Looking beyond the headlines, we find that a major contributor to the lower monthly print in November was a 3.6 percent fall in gasoline prices, partially reversing the 9.2 percent spike seen in October. Even with the latest decline, gasoline prices remain 13.7 percent higher than a year ago. December has seen further weakness in prices at the pumps, suggesting that this factor will exert a downward bias on overall CPI for the month.
Food price trends are less reassuring. Prices for food purchased from stores (i.e. as opposed to restaurant meals) jumped 1.2 percent in the month, pushing the year-on-year rise to 11.4 percent, up from 11.0 percent in October.
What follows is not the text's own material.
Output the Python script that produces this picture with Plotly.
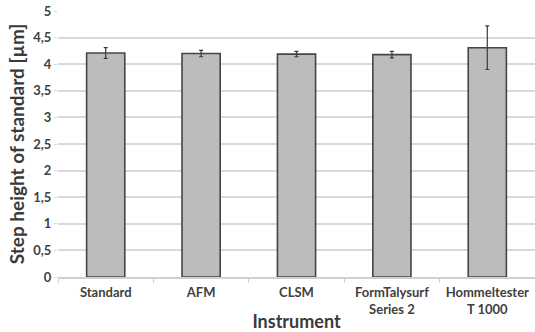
import plotly.graph_objects as go

instruments = ["Standard", "AFM", "CLSM", "FormTalysurf<br>Series 2", "Hommeltester<br>T 1000"]
step_height = [4.21, 4.20, 4.19, 4.18, 4.31]
std_dev = [0.10, 0.06, 0.05, 0.06, 0.41]

y_ticks = [0, 0.5, 1, 1.5, 2, 2.5, 3, 3.5, 4, 4.5, 5]
y_tick_text = ["0", "0,5", "1", "1,5", "2", "2,5", "3", "3,5", "4", "4,5", "5"]

fig = go.Figure(
    go.Bar(
        x=instruments,
        y=step_height,
        width=0.40,
        marker=dict(color="#bcbcbc", line=dict(color="#454545", width=1.6)),
        error_y=dict(type="data", array=std_dev, visible=True,
                     color="#3a3a3a", thickness=1.2, width=2),
    )
)

fig.update_layout(
    width=535, height=332,
    margin=dict(l=58, r=0, t=11, b=55),
    plot_bgcolor="white", paper_bgcolor="white",
    showlegend=False,
    font=dict(family="Lato", color="#404040"),
)

fig.update_xaxes(
    tickfont=dict(size=13, color="#404040", weight="bold"),
    ticks="outside", tickson="boundaries", ticklen=4, tickcolor="#d0d0d0",
    ticklabelstandoff=3,
    showline=True, linecolor="#d0d0d0", linewidth=1.5,
    title=dict(text="Instrument", font=dict(size=18, color="#3a3a3a", weight="bold"), standoff=0),
)
fig.update_yaxes(
    range=[0, 5], tickvals=y_ticks, ticktext=y_tick_text,
    tickfont=dict(size=13, color="#404040", weight="bold"),
    showgrid=True, gridcolor="#d9d9d9", gridwidth=1.5,
    zeroline=False, ticks="outside", ticklen=3, tickcolor="#d9d9d9",
    title=dict(text="Step height of standard [µm]", font=dict(size=19, color="#3a3a3a", weight="bold"), standoff=3),
)

fig.write_html("out.html")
There is also upward pressure on shelter costs: mortgage interest costs were 14.5 percent higher in November than a year ago, indicating that Bank of Canada rate hikes are directly increasing the very inflation they are intended to reduce.
So-called special aggregates are generally showing slower inflation than the headline numbers. Ex-food CPI actually fell 0.1 percent in November, for a year-on-year increase of 6.2 percent. The index ex food and energy rose just 0.1 percent in the month, for a year-on-year increase of 5.4 percent. And we mustn't forget the Bank of Canada's preferred core inflation measures, much as the Bank might wish that we would. These measures are showing little sign of easing; two of the three moved higher in the month, and the mean reading now stands at 5.7 percent.
It remains a mystery that the Bank of Canada, like the Fed, makes little or no effort to push the message that the running rate of inflation is well below the year-on-year rate. Instead, it allows the media to focus on the seemingly glacial pace of reduction in year-on-year CPI. Perhaps the Bank is reluctant to declare victory too soon, in case some unexpected development comes along and pushes prices back up again. What is certain is that the November data either completely justify another rate hike in early 2023, or mean that rates have already peaked, depending entirely on how you choose to read the numbers.